With its relatively high pay and ease of entry, education is an attractive sector for expats. Various international and local schools are looking for foreign teachers to meet the demand of the young Vietnamese generations who often start learning English in toddlerhood.
Lastly, NGOs are a good opportunity for anyone who wants to give back to the country that is welcoming them.

Ho Chi Minh City’s Job Market

Finding a job in Ho Chi Minh City is fairly easy for foreigners. On the one hand, this is due to the ever-expanding Vietnamese economy. Another reason is the structure of the domestic labour market.
After more than eight years as a member of the World Trade Organization (WTO), the reality is that Vietnam’s workforce still does not always meet the qualification requirements of local and foreign enterprises. Generally speaking, most middle managers (for example, directors or department managers) are Vietnamese. There are a few Vietnamese, however, in foreign-invested enterprises that have risen to the senior leadership. The talent pool of appropriately qualified Vietnamese executives is small.

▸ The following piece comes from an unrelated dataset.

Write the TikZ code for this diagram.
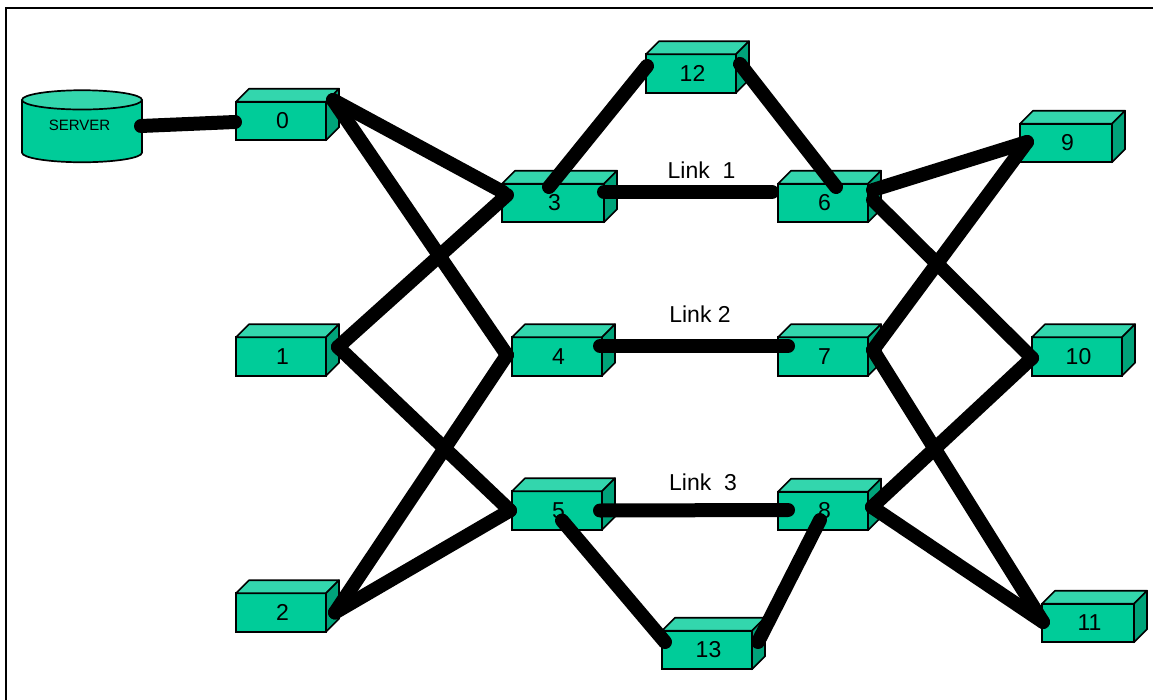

Working in Ho Chi Minh City

Nevertheless, the government tries to encourage companies to give priority to the local workforce by setting employment conditions for expats that are more strict than for Vietnamese. Like in Thailand and other countries in Southeast Asia, employers are supposed to prove that the international candidate has a skill set which can’t be found on the domestic market in order to hire them.
Expats need a business or work visa before starting to work in Vietnam, and have to be registered with the tax department.
Despite these hurdles, legal work is possible through a relatively easily obtained work permit and Vietnam’s firms are receptive to would-be millennial employees. With the rising demand of managerial positions, Vietnamese workers are required to have high qualifications along with English language proficiency. Foreign workers on the other hand are more frequently required to speak Vietnamese.
If you’re looking for a job in Saigon, best is to browse the relevant online recruitment websites, connect with local recruitment agencies or contact international chambers of commerce and associations to build up a network.